Nice post. I would add the Kletzki with F-D and Murray Dickie. The first one I heard and still a favourite. It's always tough to get past an imprint recording!


----------



## Barbebleu

I've got that Krips recording but I'm ashamed to say I haven't got round to listening to it yet. Mea culpa!


----------



## flamencosketches

Barbebleu said:


> I've got that Krips recording but I'm ashamed to say I haven't got round to listening to it yet. Mea culpa!


Same goes for me. I also have the Bruno Walter/Ferrier/Vienna recording and likewise have not yet heard it. When I'm in the mood for Das Lied I usually end up going for Klemperer or Haitink.

Anyway I'm really curious about the Walter/NYP with Mildred Miller...:










Thoughts...? I see Josquin13 liked it a lot. I'm trying to collect more of Walter's Mahler. Though I suppose I ought to hear the one I have first... and I'm also curious about the Reiner/Chicago. Man, too many choices!


----------



## philoctetes

flamencosketches said:


> Same goes for me. I also have the Bruno Walter/Ferrier/Vienna recording and likewise have not yet heard it. When I'm in the mood for Das Lied I usually end up going for Klemperer or Haitink.
> 
> Anyway I'm really curious about the Walter/NYP with Mildred Miller...:
> 
> 
> 
> 
> 
> 
> 
> 
> 
> 
> Thoughts...? I see Josquin13 liked it a lot. I'm trying to collect more of Walter's Mahler. Though I suppose I ought to hear the one I have first... and I'm also curious about the Reiner/Chicago. Man, too many choices!
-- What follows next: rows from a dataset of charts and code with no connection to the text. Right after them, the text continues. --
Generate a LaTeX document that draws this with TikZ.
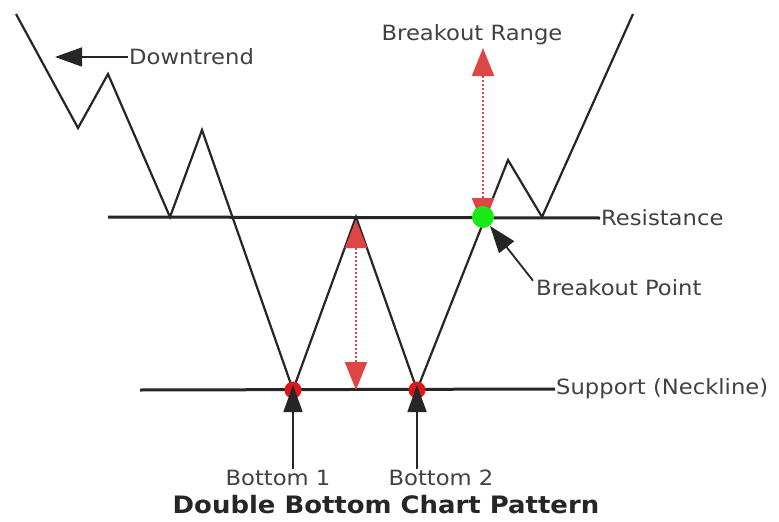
\documentclass[tikz,border=0pt]{standalone}
\usepackage{fontspec}
\setmainfont{DejaVu Sans}[FakeStretch=1.08]
\usetikzlibrary{arrows.meta}
\definecolor{lblgrey}{RGB}{65,65,65}
\definecolor{rangered}{RGB}{222,70,70}
\definecolor{dotred}{RGB}{215,25,25}
\definecolor{breakgreen}{RGB}{25,235,25}
\tikzset{
    price/.style={line width=2.2pt, black!85, line join=miter},
    level/.style={line width=3pt, black!85},
    lbl/.style={text=lblgrey, font=\fontsize{21}{25}\selectfont, inner sep=1pt},
    pointer/.style={line width=1.8pt, black!85, -{Triangle[length=27pt,width=19pt]}},
    span/.style={rangered, line width=2pt, dotted,
        {Triangle[length=28pt,width=22pt]}-{Triangle[length=28pt,width=22pt]}}
}
\begin{document}
\begin{tikzpicture}[x=1pt, y=-1pt]
    \useasboundingbox[fill=white] (0,0) rectangle (779,522);
    % price path
    \draw[price] (16,14) -- (78,128) -- (108,74) -- (170,217) -- (202,130)
        -- (293,390) coordinate (bottomA) -- (356,217) coordinate (peak)
        -- (417,390) coordinate (bottomB) -- (508,160) -- (542,217) -- (633,14);
    \coordinate (breakpt) at (483,217);
    % levels
    \node[lbl, anchor=west] (res) at (600,218) {Resistance};
    \node[lbl, anchor=west] (sup) at (555,389) {Support (Neckline)};
    \draw[level] (108,217) -- (res.west);
    \draw[level] (140,390) -- (sup.west);
    % ranges
    \draw[span] ([yshift=-3pt]peak) -- (bottomB -| peak);
    \draw[span] (breakpt |- 0,48) -- ([yshift=-9pt]breakpt);
    \node[lbl] (range) at (472,35) {Breakout Range};
    % markers
    \foreach \b in {bottomA,bottomB}
        \fill[dotred] (\b) circle (8.5);
    \fill[breakgreen] (breakpt) circle (11);
    % labels
    \node[lbl, anchor=west] (down) at (128,57) {Downtrend};
    \coordinate (downtip) at (55,57);
    \draw[pointer] (down.west) -- (downtip);
    \node[lbl, anchor=west] (bpt) at (535,288) {Breakout Point};
    \draw[pointer] ([xshift=-2pt,yshift=-2pt]bpt.north west) -- ([shift={(7,9)}]breakpt);
    \node[lbl] (botA) at (278,478) {Bottom 1};
    \node[lbl] (botB) at (441,478) {Bottom 2};
    \draw[pointer] (bottomA |- botA.north) -- ([yshift=5pt]bottomA);
    \draw[pointer] (bottomB |- botB.north) -- ([yshift=5pt]bottomB);
    \node[font=\fontsize{24}{28}\selectfont\bfseries, text=black!85] (title) at (386,505)
        {Double Bottom Chart Pattern};
\end{tikzpicture}
\end{document}
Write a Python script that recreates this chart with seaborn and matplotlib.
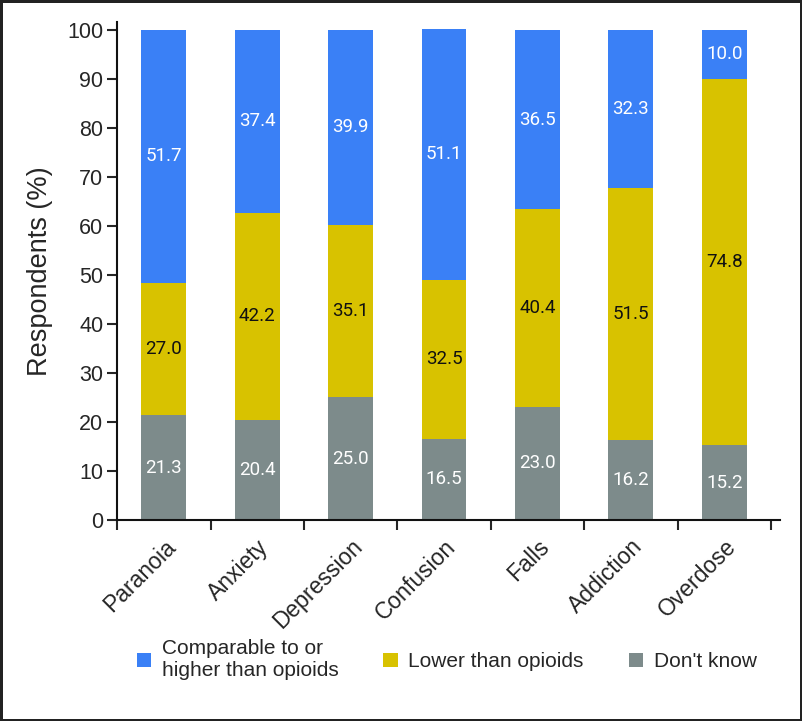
import numpy as np
import pandas as pd
import seaborn as sns
import matplotlib.pyplot as plt
from matplotlib.patches import Patch

# Data
categories = ['Paranoia', 'Anxiety', 'Depression', 'Confusion', 'Falls', 'Addiction', 'Overdose']
dont_know = [21.3, 20.4, 25.0, 16.5, 23.0, 16.2, 15.2]
lower = [27.0, 42.2, 35.1, 32.5, 40.4, 51.5, 74.8]
comparable = [51.7, 37.4, 39.9, 51.1, 36.5, 32.3, 10.0]
series_names = ['Comparable to or\nhigher than opioids', 'Lower than opioids', "Don't know"]

c_blue = '#3a80f6'
c_yellow = '#d8c200'
c_gray = '#7d8b8b'

df = pd.DataFrame({'category': categories, 'dont_know': dont_know,
                   'lower': lower, 'comparable': comparable})
df['top_gray'] = df['dont_know']
df['top_yellow'] = df['dont_know'] + df['lower']
df['top_blue'] = df['top_yellow'] + df['comparable']

sns.set_style('white')
plt.rcParams['font.family'] = ['Liberation Sans', 'DejaVu Sans']

fig = plt.figure(figsize=(8.02, 7.21), dpi=100, edgecolor='#222222', linewidth=2.5)
ax = fig.add_axes([0.146, 0.279, 0.827, 0.690])

# Stacked bars drawn as layered cumulative totals
for col, color in [('top_blue', c_blue), ('top_yellow', c_yellow), ('top_gray', c_gray)]:
    sns.barplot(data=df, x='category', y=col, color=color, width=0.48,
                saturation=1, ax=ax, order=categories, linewidth=0)

# Segment labels
lab = dict(ha='center', va='center', fontsize=13.5, family='Roboto')
for i in range(len(categories)):
    ax.text(i, df['dont_know'][i] / 2, f"{df['dont_know'][i]:.1f}", color='white', **lab)
    ax.text(i, df['dont_know'][i] + df['lower'][i] / 2, f"{df['lower'][i]:.1f}",
            color='#111111', **lab)
    ax.text(i, df['top_yellow'][i] + df['comparable'][i] / 2, f"{df['comparable'][i]:.1f}",
            color='white', **lab)

ax.set_xlim(-0.5, len(categories) - 0.4)
ax.set_ylim(0, 101.5)
ax.set_yticks(range(0, 101, 10))
ax.tick_params(axis='y', labelsize=15.5, length=7, width=1.5, direction='out', left=True, pad=3)
ax.set_xticks(range(len(categories)))
ax.set_xticklabels(categories, rotation=45, ha='right', rotation_mode='anchor', fontsize=16.5)
ax.tick_params(axis='x', length=0, pad=11)
ax.set_xticks(np.arange(-0.5, len(categories), 1.0), minor=True)
ax.tick_params(axis='x', which='minor', length=7, width=1.5, bottom=True, direction='out')
ax.set_xlabel('')
ax.set_ylabel('Respondents (%)', fontsize=19.5, labelpad=10)

for side in ['top', 'right']:
    ax.spines[side].set_visible(False)
for side in ['left', 'bottom']:
    ax.spines[side].set_color('#111111')
    ax.spines[side].set_linewidth(1.5)

handles = [Patch(facecolor=c, edgecolor='none') for c in [c_blue, c_yellow, c_gray]]
fig.legend(handles, series_names, loc='center', bbox_to_anchor=(0.557, 0.085), ncol=3,
           frameon=False, fontsize=15, handlelength=0.7, handleheight=0.7,
           columnspacing=2.15, handletextpad=0.5)

plt.savefig('out.png', dpi=100, edgecolor=fig.get_edgecolor())
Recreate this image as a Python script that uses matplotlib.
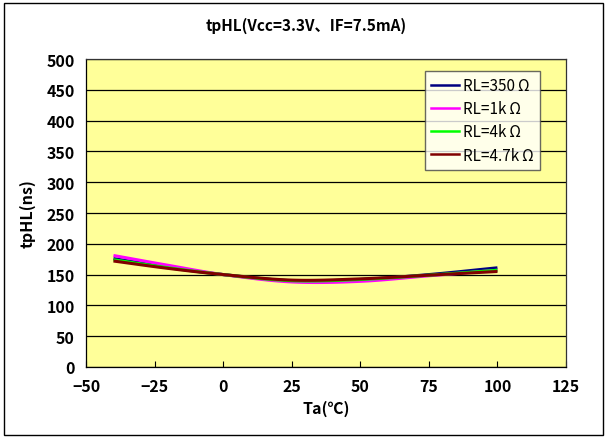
import numpy as np
import matplotlib
matplotlib.use("Agg")
import matplotlib.pyplot as plt
from matplotlib.patches import Rectangle

plt.rcParams['font.family'] = ['Noto Sans CJK JP', 'DejaVu Sans']

# Ta (°C) measurement points and tpHL (ns) for each load resistor
ta = [-40, -20, 0, 25, 50, 75, 100]
tphl_350 = [176, 162, 150, 140, 142, 150, 161]
tphl_1k = [181, 165, 150, 138, 139, 148, 157]
tphl_4k = [174, 161, 150, 140, 142, 149, 157]
tphl_4k7 = [172, 160, 150, 141, 143, 149, 155]

labels = ["RL=350\u2009Ω", "RL=1k\u2009Ω", "RL=4k\u2009Ω", "RL=4.7k\u2009Ω"]
colors = ["#000080", "#FF00FF", "#00FF00", "#800000"]


def smooth(x, y, n=20):
    # Catmull-Rom style smoothing between the measured points (like Excel smoothed lines)
    x = np.asarray(x, float)
    y = np.asarray(y, float)
    px = np.concatenate([[2 * x[0] - x[1]], x, [2 * x[-1] - x[-2]]])
    py = np.concatenate([[2 * y[0] - y[1]], y, [2 * y[-1] - y[-2]]])
    xs, ys = [], []
    for i in range(1, len(px) - 2):
        t = np.linspace(0, 1, n, endpoint=False)
        for arr, out in ((px, xs), (py, ys)):
            p0, p1, p2, p3 = arr[i - 1], arr[i], arr[i + 1], arr[i + 2]
            out.extend(0.5 * ((2 * p1) + (-p0 + p2) * t
                              + (2 * p0 - 5 * p1 + 4 * p2 - p3) * t ** 2
                              + (-p0 + 3 * p1 - 3 * p2 + p3) * t ** 3))
    xs.append(x[-1])
    ys.append(y[-1])
    return np.array(xs), np.array(ys)


fig = plt.figure(figsize=(6.06, 4.39), dpi=100)
fig.patch.set_facecolor("white")
fig.add_artist(Rectangle((0.006, 0.007), 0.989, 0.985, transform=fig.transFigure,
                         fill=False, edgecolor="black", linewidth=1.0))

ax = fig.add_axes([0.142, 0.162, 0.792, 0.701])
ax.set_facecolor("#FFFF99")

handles = []
for ys, lab, c in zip([tphl_350, tphl_1k, tphl_4k, tphl_4k7], labels, colors):
    sx, sy = smooth(ta, ys)
    ax.plot(sx, sy, color=c, linewidth=2.2, solid_capstyle="butt")
    h, = ax.plot([], [], color=c, linewidth=1.8, label=lab)
    handles.append(h)

ax.set_xlim(-50, 125)
ax.set_ylim(0, 500)
ax.set_xticks(np.arange(-50, 126, 25))
ax.set_yticks(np.arange(0, 501, 50))
ax.set_xticklabels(["\u221250", "\u221225", "0", "25", "50", "75", "100", "125"])
ax.yaxis.grid(True, color="black", linewidth=0.9)
ax.set_axisbelow(True)
ax.tick_params(axis="x", direction="in", length=4, width=0.8, labelsize=11.5, pad=8)
ax.tick_params(axis="y", length=0, labelsize=11.5, pad=8)
for lbl in ax.get_xticklabels() + ax.get_yticklabels():
    lbl.set_fontweight("bold")
for s in ax.spines.values():
    s.set_linewidth(0.9)
    s.set_color("#333333")
ax.spines["left"].set_color("black")
ax.spines["bottom"].set_color("black")

ax.set_xlabel("Ta(℃)", fontsize=11.5, fontweight="bold", labelpad=4)
ax.set_ylabel("tpHL(ns)", fontsize=11.5, fontweight="bold", labelpad=8)
fig.text(0.505, 0.94, "tpHL(Vcc=3.3V、IF=7.5mA)", ha="center", va="center",
         fontsize=11, fontweight="bold")

leg = ax.legend(handles=handles, loc="upper right", bbox_to_anchor=(0.946, 0.961),
                borderaxespad=0, fontsize=11, frameon=True, fancybox=False,
                shadow=False, handlelength=1.8, borderpad=0.4, labelspacing=0.4,
                handletextpad=0.3)
leg.get_frame().set_edgecolor("#444444")
leg.get_frame().set_linewidth(1.0)

fig.savefig("out.png", dpi=100)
it's very good, but where can you get the individual CD? Mine is from the Original Jackets box..


----------



## Allegro Con Brio

^I like it a lot, a very warm reading in sterling sound. Miller is great; Haefliger I'm a bit more lukewarm on in works like this that require intense emotional engagement. He really doesn't sound, erm..._drunk_ enough in the "drinking song" movements


----------



## philoctetes

I must confess I like my drunks to control themselves a bit...

I like the Zemlinsky Lyric symphony just as much... maybe it's not as distinctive but it is not an imitation of Mahler either... both were crushed by you-know-who...


----------



## wkasimer

flamencosketches said:


> Anyway I'm really curious about the Walter/NYP with Mildred Miller...:
> 
> 
> 
> 
> 
> 
> 
> 
> 
> 
> Thoughts...?


While every Bruno Walter Mahler recording is worth hearing, I think that this is the least good of his three commercial recordings.


----------



## flamencosketches

philoctetes said:


> it's very good, but where can you get the individual CD? Mine is from the Original Jackets box..


I was going to say Amazon, but it's another case of the digital version being linked to the wrong CD...:

https://www.amazon.com/Mahler-Das-Lied-Erde-Remastered/dp/B07YTQ18G5/

It appears that it can be had in CD with a different (less interesting) sleeve...:

https://www.amazon.com/Mahler-Lied-Erde-Song-Earth/dp/B000002A7L/


----------



## flamencosketches

Did Claudio Abbado ever record Das Lied? I can’t seem to find a CD. Odd if not, considering how many times he’s recorded all the Mahler symphonies.


----------



## Josquin13

flamencosketches said:


> Did Claudio Abbado ever record Das Lied? I can't seem to find a CD. Odd if not, considering how many times he's recorded all the Mahler symphonies.


Yes, in Berlin, with Anne Sofie von Otter and Jonas Kaufmann, but as far as I know it's only available on video. You can watch the whole concert here: https://www.bilibili.com/video/av24215432/


----------



## Knorf

Am I alone in admiring Boulez's account?










Gramophone, BBC, and two Fanfare reviewers rated it highly, but it was harshly panned by Classics Today in their usual nose-in-air way (not Hurwitz, but I'm sure he hated it. He also hated Walter's recording with Vienna, as I recall.)

I also rate it highly; in it's one of the _Das Lied von der Erde_ recordings I return to most often!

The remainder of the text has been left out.